## Start Material provided
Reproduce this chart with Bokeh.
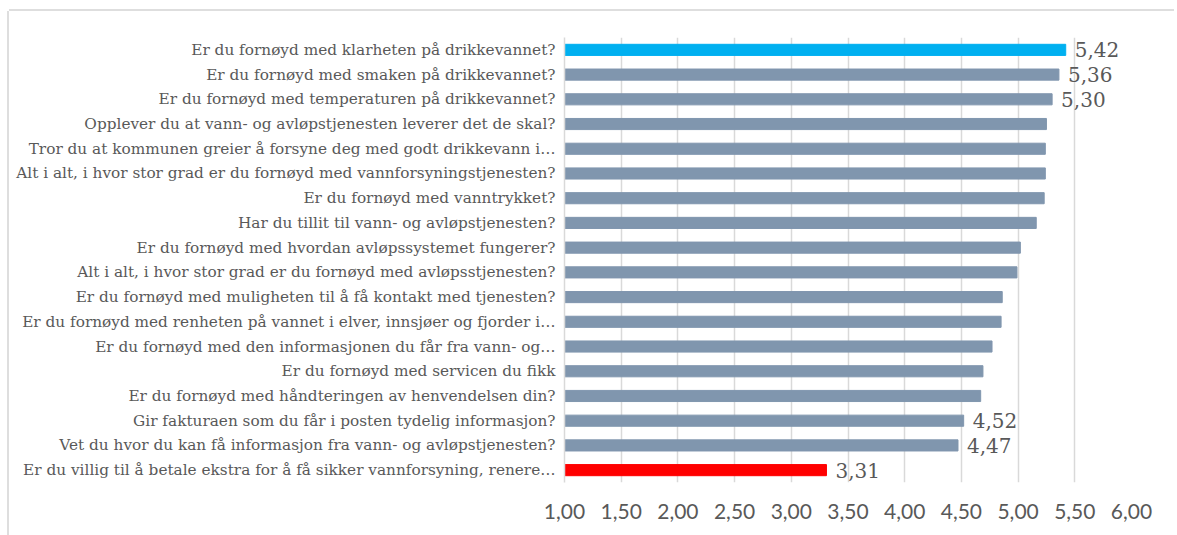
from bokeh.plotting import figure
from bokeh.models import ColumnDataSource, FactorRange, FixedTicker
from bokeh.core.properties import value
from bokeh.embed import file_html
from bokeh.resources import INLINE

categories = [
    "Er du fornøyd med klarheten på drikkevannet?",
    "Er du fornøyd med smaken på drikkevannet?",
    "Er du fornøyd med temperaturen på drikkevannet?",
    "Opplever du at vann- og avløpstjenesten leverer det de skal?",
    "Tror du at kommunen greier å forsyne deg med godt drikkevann i…",
    "Alt i alt, i hvor stor grad er du fornøyd med vannforsyningstjenesten?",
    "Er du fornøyd med vanntrykket?",
    "Har du tillit til vann- og avløpstjenesten?",
    "Er du fornøyd med hvordan avløpssystemet fungerer?",
    "Alt i alt, i hvor stor grad er du fornøyd med avløpsstjenesten?",
    "Er du fornøyd med muligheten til å få kontakt med tjenesten?",
    "Er du fornøyd med renheten på vannet i elver, innsjøer og fjorder i…",
    "Er du fornøyd med den informasjonen du får fra vann- og…",
    "Er du fornøyd med servicen du fikk",
    "Er du fornøyd med håndteringen av henvendelsen din?",
    "Gir fakturaen som du får i posten tydelig informasjon?",
    "Vet du hvor du kan få informasjon fra vann- og avløpstjenesten?",
    "Er du villig til å betale ekstra for å få sikker vannforsyning, renere…",
]
values = [5.42, 5.36, 5.30, 5.25, 5.24, 5.24, 5.23, 5.16, 5.02, 4.99,
          4.86, 4.85, 4.77, 4.69, 4.67, 4.52, 4.47, 3.31]
labeled = [0, 1, 2, 15, 16, 17]
tick_values = [1.0, 1.5, 2.0, 2.5, 3.0, 3.5, 4.0, 4.5, 5.0, 5.5, 6.0]
tick_labels = ["1,00", "1,50", "2,00", "2,50", "3,00", "3,50", "4,00", "4,50", "5,00", "5,50", "6,00"]
axis_min, axis_max = 1.0, 6.0

BASE = "#8096AE"
HIGH = "#00B0F0"
LOW = "#FF0000"
TXT = "#595959"
GRID = "#D9D9D9"

vmax, vmin = max(values), min(values)
colors = [HIGH if v == vmax else (LOW if v == vmin else BASE) for v in values]

src = ColumnDataSource(dict(cat=categories, val=values, color=colors))
lab_src = ColumnDataSource(dict(
    cat=[categories[i] for i in labeled],
    val=[values[i] for i in labeled],
    txt=[f"{values[i]:.2f}".replace(".", ",") for i in labeled],
))

# figure placed at (9, 11) on the page
p = figure(
    width=1168, height=524,
    y_range=FactorRange(factors=list(reversed(categories))),
    x_range=(axis_min, axis_max),
    output_backend="svg", toolbar_location=None,
    min_border_left=555, min_border_right=46,
    min_border_top=26, min_border_bottom=53,
)
p.styles = {"margin-left": "9px", "margin-top": "11px",
            "box-shadow": "-2px 0 0 0 #DEDEDE, 0 -2px 0 0 #DEDEDE",
            "clip-path": "inset(-3px 3px 0 -3px)"}
p.outline_line_color = None

p.hbar(y="cat", left=axis_min, right="val", height=0.45, color="color", source=src)
p.text(x="val", y="cat", text="txt", source=lab_src, x_offset=9, y_offset=0,
       text_baseline="middle", text_align="left", text_color=TXT,
       text_font=value("DejaVu Serif"), text_font_size="20px")

p.xaxis.ticker = FixedTicker(ticks=tick_values)
p.xaxis.major_label_overrides = {t: l for t, l in zip(tick_values, tick_labels)}
p.xaxis.axis_line_color = None
p.xaxis.major_tick_line_color = None
p.xaxis.minor_tick_line_color = None
p.xaxis.major_label_standoff = 15
p.xaxis.major_label_text_font = "Lato"
p.xaxis.major_label_text_font_size = "21px"
p.xaxis.major_label_text_color = TXT

p.yaxis.axis_line_color = GRID
p.yaxis.axis_line_width = 1.5
p.yaxis.major_tick_line_color = None
p.yaxis.minor_tick_line_color = None
p.yaxis.major_label_standoff = 3
p.yaxis.major_label_text_font = "DejaVu Serif"
p.yaxis.major_label_text_font_size = "15.3px"
p.yaxis.major_label_text_color = TXT

p.ygrid.grid_line_color = None
p.xgrid.grid_line_color = GRID
p.xgrid.grid_line_width = 1.5

open("out.html", "w").write(file_html(p, INLINE))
## End Material provided
Problem statement =
Take the data above and repeat it exactly, leaving each picture out.

Task output =
Reproduce this chart with Bokeh.
from bokeh.plotting import figure
from bokeh.models import ColumnDataSource, FactorRange, FixedTicker
from bokeh.core.properties import value
from bokeh.embed import file_html
from bokeh.resources import INLINE

categories = [
    "Er du fornøyd med klarheten på drikkevannet?",
    "Er du fornøyd med smaken på drikkevannet?",
    "Er du fornøyd med temperaturen på drikkevannet?",
    "Opplever du at vann- og avløpstjenesten leverer det de skal?",
    "Tror du at kommunen greier å forsyne deg med godt drikkevann i…",
    "Alt i alt, i hvor stor grad er du fornøyd med vannforsyningstjenesten?",
    "Er du fornøyd med vanntrykket?",
    "Har du tillit til vann- og avløpstjenesten?",
    "Er du fornøyd med hvordan avløpssystemet fungerer?",
    "Alt i alt, i hvor stor grad er du fornøyd med avløpsstjenesten?",
    "Er du fornøyd med muligheten til å få kontakt med tjenesten?",
    "Er du fornøyd med renheten på vannet i elver, innsjøer og fjorder i…",
    "Er du fornøyd med den informasjonen du får fra vann- og…",
    "Er du fornøyd med servicen du fikk",
    "Er du fornøyd med håndteringen av henvendelsen din?",
    "Gir fakturaen som du får i posten tydelig informasjon?",
    "Vet du hvor du kan få informasjon fra vann- og avløpstjenesten?",
    "Er du villig til å betale ekstra for å få sikker vannforsyning, renere…",
]
values = [5.42, 5.36, 5.30, 5.25, 5.24, 5.24, 5.23, 5.16, 5.02, 4.99,
          4.86, 4.85, 4.77, 4.69, 4.67, 4.52, 4.47, 3.31]
labeled = [0, 1, 2, 15, 16, 17]
tick_values = [1.0, 1.5, 2.0, 2.5, 3.0, 3.5, 4.0, 4.5, 5.0, 5.5, 6.0]
tick_labels = ["1,00", "1,50", "2,00", "2,50", "3,00", "3,50", "4,00", "4,50", "5,00", "5,50", "6,00"]
axis_min, axis_max = 1.0, 6.0

BASE = "#8096AE"
HIGH = "#00B0F0"
LOW = "#FF0000"
TXT = "#595959"
GRID = "#D9D9D9"

vmax, vmin = max(values), min(values)
colors = [HIGH if v == vmax else (LOW if v == vmin else BASE) for v in values]

src = ColumnDataSource(dict(cat=categories, val=values, color=colors))
lab_src = ColumnDataSource(dict(
    cat=[categories[i] for i in labeled],
    val=[values[i] for i in labeled],
    txt=[f"{values[i]:.2f}".replace(".", ",") for i in labeled],
))

# figure placed at (9, 11) on the page
p = figure(
    width=1168, height=524,
    y_range=FactorRange(factors=list(reversed(categories))),
    x_range=(axis_min, axis_max),
    output_backend="svg", toolbar_location=None,
    min_border_left=555, min_border_right=46,
    min_border_top=26, min_border_bottom=53,
)
p.styles = {"margin-left": "9px", "margin-top": "11px",
            "box-shadow": "-2px 0 0 0 #DEDEDE, 0 -2px 0 0 #DEDEDE",
            "clip-path": "inset(-3px 3px 0 -3px)"}
p.outline_line_color = None

p.hbar(y="cat", left=axis_min, right="val", height=0.45, color="color", source=src)
p.text(x="val", y="cat", text="txt", source=lab_src, x_offset=9, y_offset=0,
       text_baseline="middle", text_align="left", text_color=TXT,
       text_font=value("DejaVu Serif"), text_font_size="20px")

p.xaxis.ticker = FixedTicker(ticks=tick_values)
p.xaxis.major_label_overrides = {t: l for t, l in zip(tick_values, tick_labels)}
p.xaxis.axis_line_color = None
p.xaxis.major_tick_line_color = None
p.xaxis.minor_tick_line_color = None
p.xaxis.major_label_standoff = 15
p.xaxis.major_label_text_font = "Lato"
p.xaxis.major_label_text_font_size = "21px"
p.xaxis.major_label_text_color = TXT

p.yaxis.axis_line_color = GRID
p.yaxis.axis_line_width = 1.5
p.yaxis.major_tick_line_color = None
p.yaxis.minor_tick_line_color = None
p.yaxis.major_label_standoff = 3
p.yaxis.major_label_text_font = "DejaVu Serif"
p.yaxis.major_label_text_font_size = "15.3px"
p.yaxis.major_label_text_color = TXT

p.ygrid.grid_line_color = None
p.xgrid.grid_line_color = GRID
p.xgrid.grid_line_width = 1.5

open("out.html", "w").write(file_html(p, INLINE))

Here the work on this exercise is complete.